Senior Internal Communications Associate, Dubai
Several years ago, I started at Oliver Wyman as an intern. During this, I had the opportunity to interview a senior female leader. I had originally introduced myself by pronouncing my name “the Western way,” instead of in Arabic, because I thought it would be easier. To my surprise, she asked me to teach her the real way to pronounce my name, rather than change my name to make it easier on others.
While this may seem minor, to me it was incredibly powerful. It empowered me to speak up more at work, because it was a reminder that my background and knowledge are unique, an asset to the firm.
Like many before me have said, and likely many after: having a child was a lifechanging moment for me. Among many of my realizations at the time, I also came to the profound conclusion that being a working mother was hard. Very hard. But it was also doable. With the right resources and support, of course. I began mentoring to make sure that other women had a role model and the ability to speak with someone frankly when they were thinking of starting a family.
With that, I began to mentor women in my practice: Health and Life Sciences. I mentor around 30 people now, even those who have left the firm. Because the focus is on the individual, it ends up transcending work. That is how you truly support and help someone achieve their full potential.
So, the most important advice I have given my mentees is: advocate for yourself. And learn to be comfortable doing so. As people change and grow based on this advice, it also helps shape a more inclusive and equal world.
Senior Consultant, Berlin
In 2019, the Berlin office started an initiative called the WOW Council—a safe space where all women in the office can discuss issues that impact our daily lives, be it work-related or private. While this isn’t the “classic” one-on-one mentoring program, this collective approach had an incredibly positive impact on me. I have access to a well-trusted support network comprised of many different women who understand my work and my experiences. It makes me feel not alone in the situations I face.
Being a woman in a man’s world brings a variety of unique challenges. The situations we discussed in the council tackle the full spectrum of these, from how to assert oneself in an environment that rewards behaviors that are stereotypically attributed to men to how to balance the expectations from our families and the job. This “crowdsourcing” allows us to build a community of women who actively empower one another to be the best versions of ourselves.

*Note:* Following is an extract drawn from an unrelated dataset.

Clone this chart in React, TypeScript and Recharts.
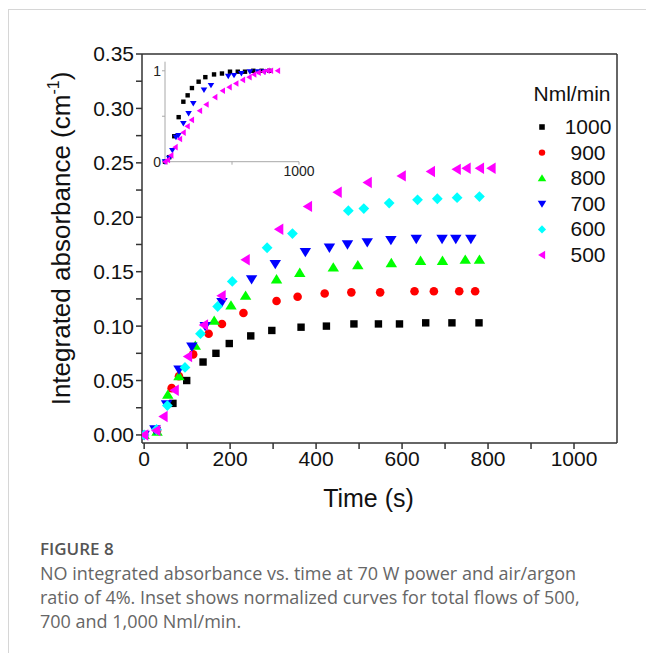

The WOW council has helped me immensely, especially in situations where my male colleagues could not fully relate to the experiences I had and their impact on me. It also allowed me to reflect situations, behaviors, and incidences, and put them into perspective. Most importantly, however, it allowed me to get actionable ideas and proposals that I can (and did) implement in my everyday life. This has made me a better consultant and colleague, and a more self-confident person overall.
Director, Organizational Effectiveness, London
Moments to mentor and coach come up every day in my role, via interactions with clients, peers, and team members. These interactions provide opportunities for stretch and growth for both parties. Sometimes it’s serendipity and being in the ‘right place at the right time’ to help or be helped, sometimes it’s an ongoing process or coaching skills development.
Mentoring for me is about support and assistance—helping people to think, feel, and build confidence, as they develop professional muscle and skills. It does not mean providing all the answers! It’s helping to clarify the outcomes required, where they’re at in the process, and how to move forward, building from the strengths that are in place, which is hugely empowering.
Like all the brilliant and powerful women at Oliver Wyman, I’m hopefully contributing to the journey in what I do and how I show up every day. We need women across the breadth and depth of business environments. Particularly, we need greater agency at the top with clear pathways to get there when starting out: if you can see it, you can be it.